++++ DATASET SECTION
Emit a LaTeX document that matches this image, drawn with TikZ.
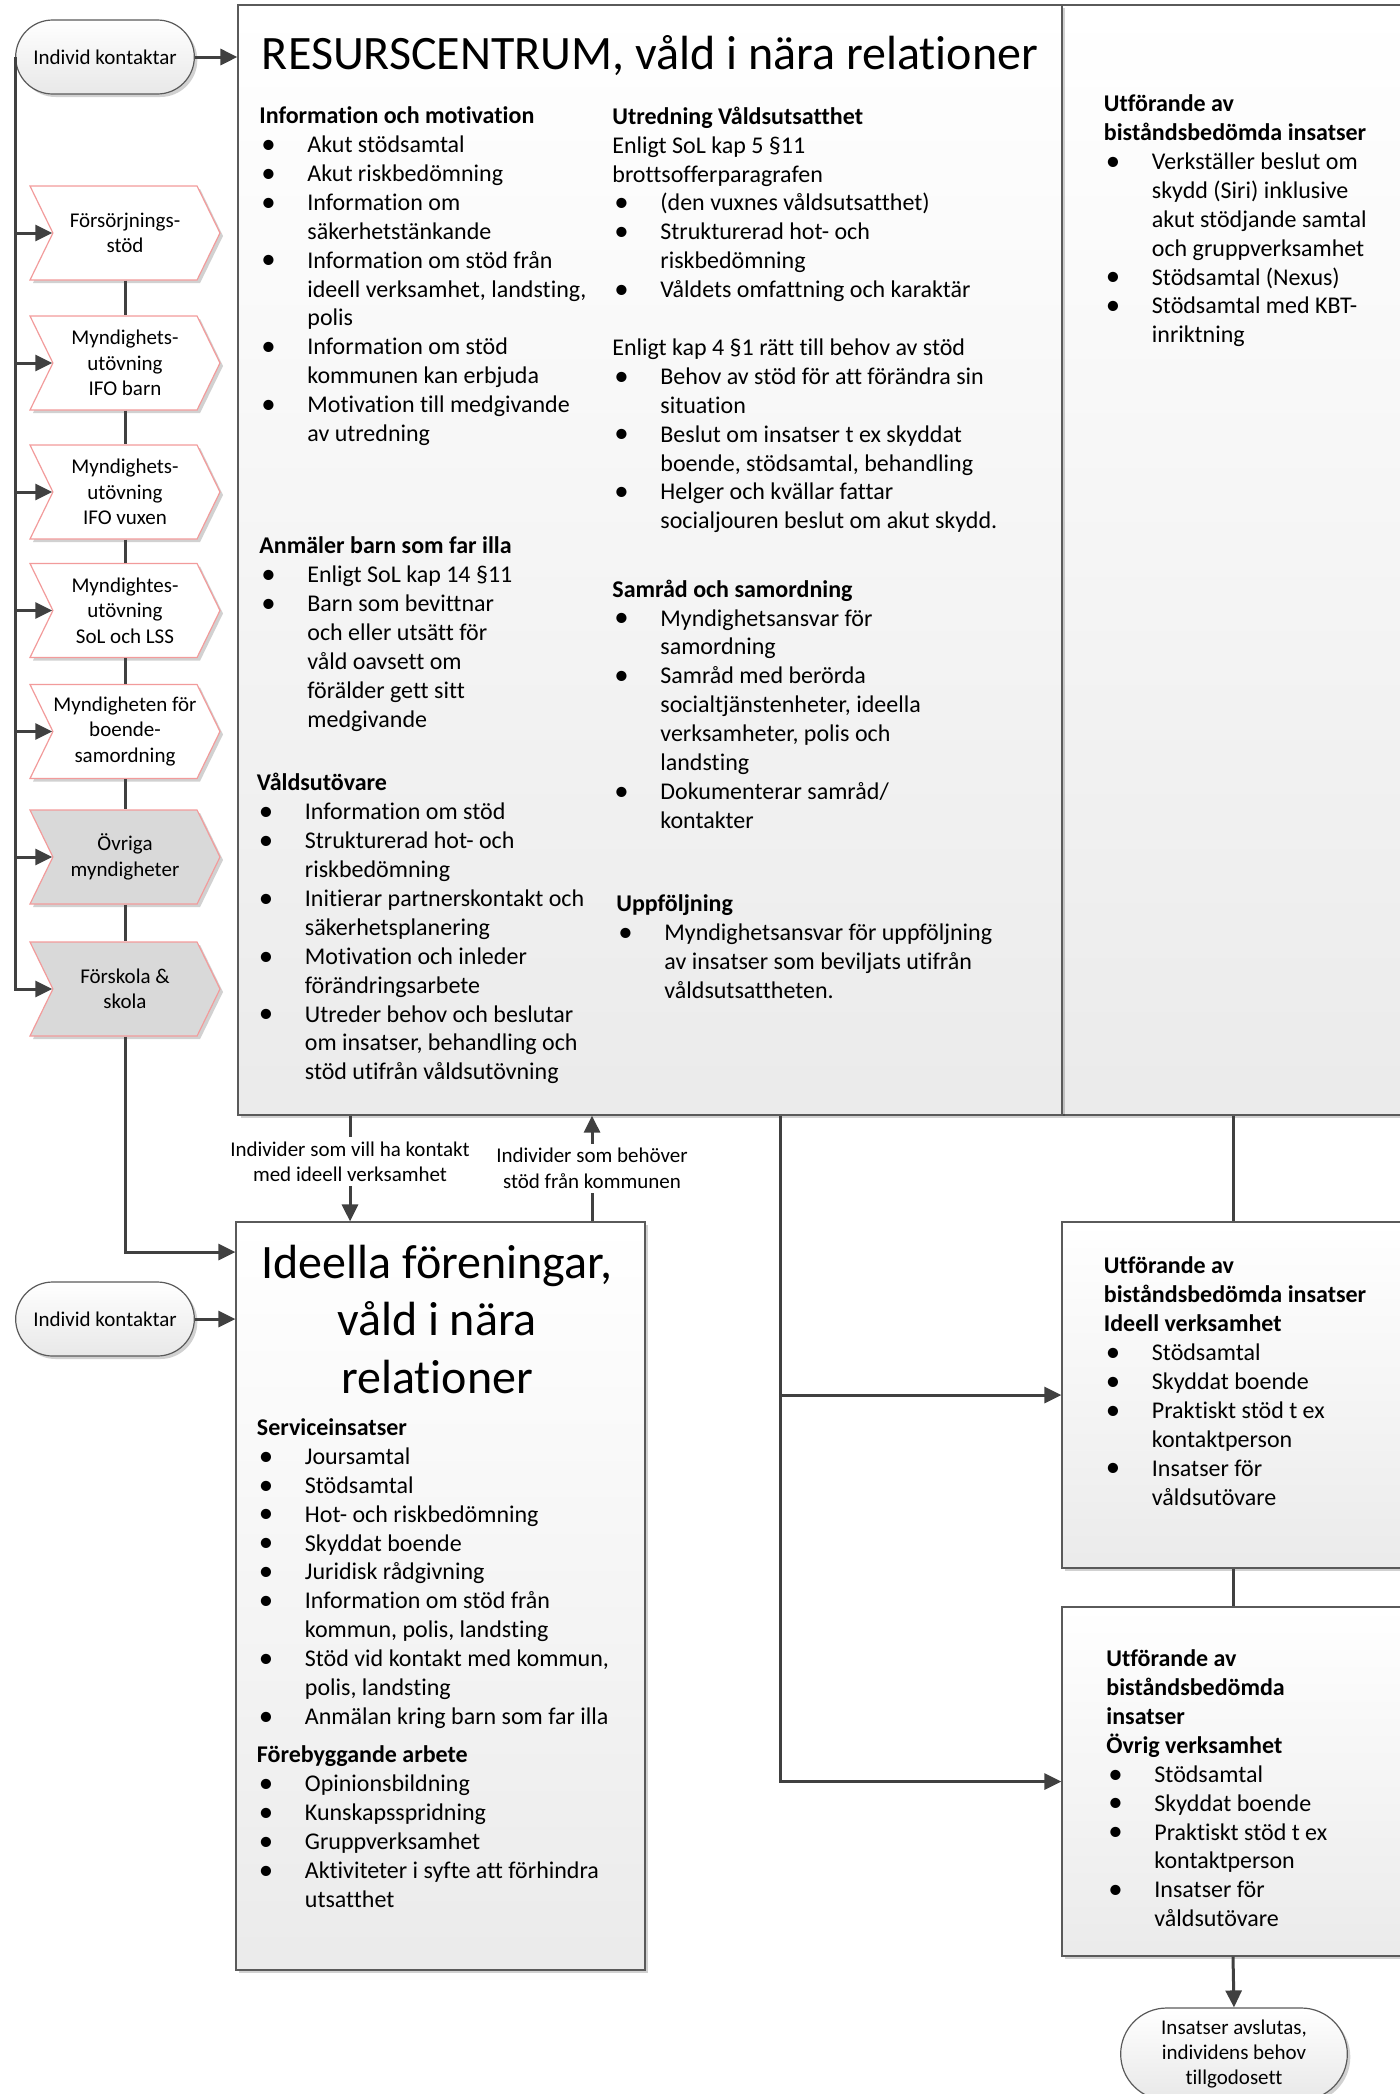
\documentclass[tikz,border=0pt]{standalone}
\usepackage{fontspec}
\setmainfont{Carlito}[Ligatures={NoCommon}]
\usetikzlibrary{arrows.meta,shapes.symbols,shapes.misc,shadows}
\definecolor{linecol}{HTML}{404040}
\definecolor{boxcol}{HTML}{5A5A5A}
\definecolor{chevcol}{HTML}{F29B9B}
\definecolor{chevfill}{HTML}{D9D9D9}
\newcommand{\bul}{\makebox[24pt][l]{\hspace{1pt}\raisebox{-0.4pt}{\scalebox{1.2}{\textbullet}}}}
\newcommand{\ind}{\hspace*{24pt}}
\tikzset{
  conn/.style={draw=linecol,line width=1.5pt},
  arr/.style={conn,-{Triangle[length=8.5pt,width=8pt]}},
  shad/.style={drop shadow={shadow xshift=1.5pt,shadow yshift=-1.5pt,opacity=0.18,fill=black}},
  blockbox/.style={rectangle,draw=boxcol,line width=0.6pt,top color=white,bottom color=black!8,shad},
  chev/.style={signal,signal from=west,signal to=east,signal pointer angle=128,
    draw=chevcol,line width=0.6pt,fill=white,minimum width=95pt,minimum height=47pt,
    inner sep=0pt,align=center,font=\fontsize{10.5}{12.7}\selectfont,shad},
  chevgray/.style={chev,fill=chevfill},
  termnode/.style={rounded rectangle,draw=boxcol,line width=0.6pt,top color=white,
    bottom color=black!9,align=center,font=\fontsize{10.5}{12.7}\selectfont,shad},
  txt/.style={anchor=north west,inner sep=0pt,align=left,
    font=\fontsize{12}{14.45}\selectfont,execute at begin node=\strut},
  lbl/.style={inner sep=2pt,align=center,font=\fontsize{10.5}{12.7}\selectfont}
}
\begin{document}
\begin{tikzpicture}[x=0.5pt,y=-0.5pt]
\useasboundingbox (0,0) rectangle (1400,2094);

\node[blockbox,minimum width=171pt,minimum height=555pt] (rt) at (1233,560) {};
\node[blockbox,minimum width=412pt,minimum height=555pt] (rc) at (650,560) {};
\node[blockbox,minimum width=204.5pt,minimum height=374pt] (ide) at (440.5,1596) {};
\node[blockbox,minimum width=171pt,minimum height=173pt] (utf2) at (1233,1395) {};
\node[blockbox,minimum width=171pt,minimum height=174.5pt] (utf3) at (1233,1781.5) {};

\node[termnode,minimum width=96pt,minimum height=37pt] (kontakt1) at (105,57) {Individ kontaktar};
\node[termnode,minimum width=96pt,minimum height=37pt] (kontakt2) at (105,1319) {Individ kontaktar};
\node[termnode,minimum width=120pt,minimum height=46pt] (avslut) at (1234,2054)
  {Insatser avslutas,\\individens behov\\tillgodosett};

\node[chev] (fs) at (125,233) {Försörjnings-\\stöd};
\node[chev] (ifob) at (125,363) {Myndighets-\\utövning\\IFO barn};
\node[chev] (ifov) at (125,492) {Myndighets-\\utövning\\IFO vuxen};
\node[chev] (sol) at (125,610.5) {Myndightes-\\utövning\\SoL och LSS};
\node[chev] (boende) at (125,731.5) {Myndigheten för\\boende-\\samordning};
\node[chevgray] (ovriga) at (125,857) {Övriga\\myndigheter};
\node[chevgray] (skola) at (125,989) {Förskola \&\\skola};

\node[anchor=base,inner sep=0pt,font=\fontsize{24}{28.75}\selectfont] (rcTitle) at (650,69.5)
  {RESURSCENTRUM, våld i nära relationer};
\node[anchor=north,inner sep=0pt,align=center,font=\fontsize{24}{28.75}\selectfont,
  execute at begin node=\strut] (ideTitle) at (437,1244.5)
  {Ideella föreningar,\\våld i nära\\relationer};

\node[txt] (info) at (259,106.4) {\textbf{Information och motivation}\\
\bul Akut stödsamtal\\
\bul Akut riskbedömning\\
\bul Information om\\
\ind säkerhetstänkande\\
\bul Information om stöd från\\
\ind ideell verksamhet, landsting,\\
\ind polis\\
\bul Information om stöd\\
\ind kommunen kan erbjuda\\
\bul Motivation till medgivande\\
\ind av utredning};

\node[txt] (anm) at (259,536.6) {\textbf{Anmäler barn som far illa}\\
\bul Enligt SoL kap 14 §11\\
\bul Barn som bevittnar\\
\ind och eller utsätt för\\
\ind våld oavsett om\\
\ind förälder gett sitt\\
\ind medgivande};

\node[txt] (vu) at (256.5,773) {\textbf{Våldsutövare}\\
\bul Information om stöd\\
\bul Strukturerad hot- och\\
\ind riskbedömning\\
\bul Initierar partnerskontakt och\\
\ind säkerhetsplanering\\
\bul Motivation och inleder\\
\ind förändringsarbete\\
\bul Utreder behov och beslutar\\
\ind om insatser, behandling och\\
\ind stöd utifrån våldsutövning};

\node[txt] (utr) at (612,106.4) {\textbf{Utredning Våldsutsatthet}\\
Enligt SoL kap 5 §11\\
brottsofferparagrafen\\
\bul (den vuxnes våldsutsatthet)\\
\bul Strukturerad hot- och\\
\ind riskbedömning\\
\bul Våldets omfattning och karaktär\\[14.45pt]
Enligt kap 4 §1 rätt till behov av stöd\\
\bul Behov av stöd för att förändra sin\\
\ind situation\\
\bul Beslut om insatser t ex skyddat\\
\ind boende, stödsamtal, behandling\\
\bul Helger och kvällar fattar\\
\ind socialjouren beslut om akut skydd.};

\node[txt] (samr) at (612,579.3) {\textbf{Samråd och samordning}\\
\bul Myndighetsansvar för\\
\ind samordning\\
\bul Samråd med berörda\\
\ind socialtjänstenheter, ideella\\
\ind verksamheter, polis och\\
\ind landsting\\
\bul Dokumenterar samråd/\\
\ind kontakter};

\node[txt] (uppf) at (616,894.6) {\textbf{Uppföljning}\\
\bul Myndighetsansvar för uppföljning\\
\ind av insatser som beviljats utifrån\\
\ind våldsutsattheten.};

\node[txt] (rtText) at (1103.5,94.4) {\textbf{Utförande av}\\
\textbf{biståndsbedömda insatser}\\
\bul Verkställer beslut om\\
\ind skydd (Siri) inklusive\\
\ind akut stödjande samtal\\
\ind och gruppverksamhet\\
\bul Stödsamtal (Nexus)\\
\bul Stödsamtal med KBT-\\
\ind inriktning};

\node[txt] (ideText) at (256.5,1418.2) {\textbf{Serviceinsatser}\\
\bul Joursamtal\\
\bul Stödsamtal\\
\bul Hot- och riskbedömning\\
\bul Skyddat boende\\
\bul Juridisk rådgivning\\
\bul Information om stöd från\\
\ind kommun, polis, landsting\\
\bul Stöd vid kontakt med kommun,\\
\ind polis, landsting\\
\bul Anmälan kring barn som far illa\\[4.8pt]
\textbf{Förebyggande arbete}\\
\bul Opinionsbildning\\
\bul Kunskapsspridning\\
\bul Gruppverksamhet\\
\bul Aktiviteter i syfte att förhindra\\
\ind utsatthet};

\node[txt] (utf2Text) at (1103.5,1256.6) {\textbf{Utförande av}\\
\textbf{biståndsbedömda insatser}\\
\textbf{Ideell verksamhet}\\
\bul Stödsamtal\\
\bul Skyddat boende\\
\bul Praktiskt stöd t ex\\
\ind kontaktperson\\
\bul Insatser för\\
\ind våldsutövare};

\node[txt] (utf3Text) at (1106,1649.4) {\textbf{Utförande av}\\
\textbf{biståndsbedömda}\\
\textbf{insatser}\\
\textbf{Övrig verksamhet}\\
\bul Stödsamtal\\
\bul Skyddat boende\\
\bul Praktiskt stöd t ex\\
\ind kontaktperson\\
\bul Insatser för\\
\ind våldsutövare};

\node[lbl] (lab1) at (350,1161.6) {Individer som vill ha kontakt\\med ideell verksamhet};
\node[lbl] (lab2) at (592,1168.3) {Individer som behöver\\stöd från kommunen};

\coordinate (ideIn) at (ide.west |- 0,1252);
\coordinate (split) at (780,0 |- rc.south);

\draw[arr] (kontakt1.east) -- (kontakt1.east -| rc.west);
\draw[arr] (kontakt2.east) -- (kontakt2.east -| ide.west);
\draw[arr] (kontakt1.west) |- (skola.west);
\draw[arr] (kontakt1.west |- fs.west) -- (fs.west);
\draw[arr] (kontakt1.west |- ifob.west) -- (ifob.west);
\draw[arr] (kontakt1.west |- ifov.west) -- (ifov.west);
\draw[arr] (kontakt1.west |- sol.west) -- (sol.west);
\draw[arr] (kontakt1.west |- boende.west) -- (boende.west);
\draw[arr] (kontakt1.west |- ovriga.west) -- (ovriga.west);
\draw[conn] (fs.south) -- (ifob.north);
\draw[conn] (ifob.south) -- (ifov.north);
\draw[conn] (ifov.south) -- (sol.north);
\draw[conn] (sol.south) -- (boende.north);
\draw[conn] (boende.south) -- (ovriga.north);
\draw[conn] (ovriga.south) -- (skola.north);
\draw[arr] (skola.south) |- (ideIn);
\draw[conn] (lab1 |- rc.south) -- (lab1.north);
\draw[arr] (lab1.south) -- (lab1 |- ide.north);
\draw[conn] (lab2 |- ide.north) -- (lab2.south);
\draw[arr] (lab2.north) -- (lab2 |- rc.south);
\draw[arr] (split) |- (utf3.west);
\draw[arr] (split |- utf2.west) -- (utf2.west);
\draw[conn] (rt.south) -- (utf2.north);
\draw[conn] (utf2.south) -- (utf3.north);
\draw[arr] (utf3.south) -- (avslut.north);
\end{tikzpicture}
\end{document}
++++++++
### [WHAT YOU WILL DO]
Restate exactly, please, only the lines between the start of the data and the line containing "(0,0) rectangle (1400,2094);", both ends included, skipping the pictures.

### [THE COMPLETED TASK]
Emit a LaTeX document that matches this image, drawn with TikZ.
\documentclass[tikz,border=0pt]{standalone}
\usepackage{fontspec}
\setmainfont{Carlito}[Ligatures={NoCommon}]
\usetikzlibrary{arrows.meta,shapes.symbols,shapes.misc,shadows}
\definecolor{linecol}{HTML}{404040}
\definecolor{boxcol}{HTML}{5A5A5A}
\definecolor{chevcol}{HTML}{F29B9B}
\definecolor{chevfill}{HTML}{D9D9D9}
\newcommand{\bul}{\makebox[24pt][l]{\hspace{1pt}\raisebox{-0.4pt}{\scalebox{1.2}{\textbullet}}}}
\newcommand{\ind}{\hspace*{24pt}}
\tikzset{
  conn/.style={draw=linecol,line width=1.5pt},
  arr/.style={conn,-{Triangle[length=8.5pt,width=8pt]}},
  shad/.style={drop shadow={shadow xshift=1.5pt,shadow yshift=-1.5pt,opacity=0.18,fill=black}},
  blockbox/.style={rectangle,draw=boxcol,line width=0.6pt,top color=white,bottom color=black!8,shad},
  chev/.style={signal,signal from=west,signal to=east,signal pointer angle=128,
    draw=chevcol,line width=0.6pt,fill=white,minimum width=95pt,minimum height=47pt,
    inner sep=0pt,align=center,font=\fontsize{10.5}{12.7}\selectfont,shad},
  chevgray/.style={chev,fill=chevfill},
  termnode/.style={rounded rectangle,draw=boxcol,line width=0.6pt,top color=white,
    bottom color=black!9,align=center,font=\fontsize{10.5}{12.7}\selectfont,shad},
  txt/.style={anchor=north west,inner sep=0pt,align=left,
    font=\fontsize{12}{14.45}\selectfont,execute at begin node=\strut},
  lbl/.style={inner sep=2pt,align=center,font=\fontsize{10.5}{12.7}\selectfont}
}
\begin{document}
\begin{tikzpicture}[x=0.5pt,y=-0.5pt]
\useasboundingbox (0,0) rectangle (1400,2094);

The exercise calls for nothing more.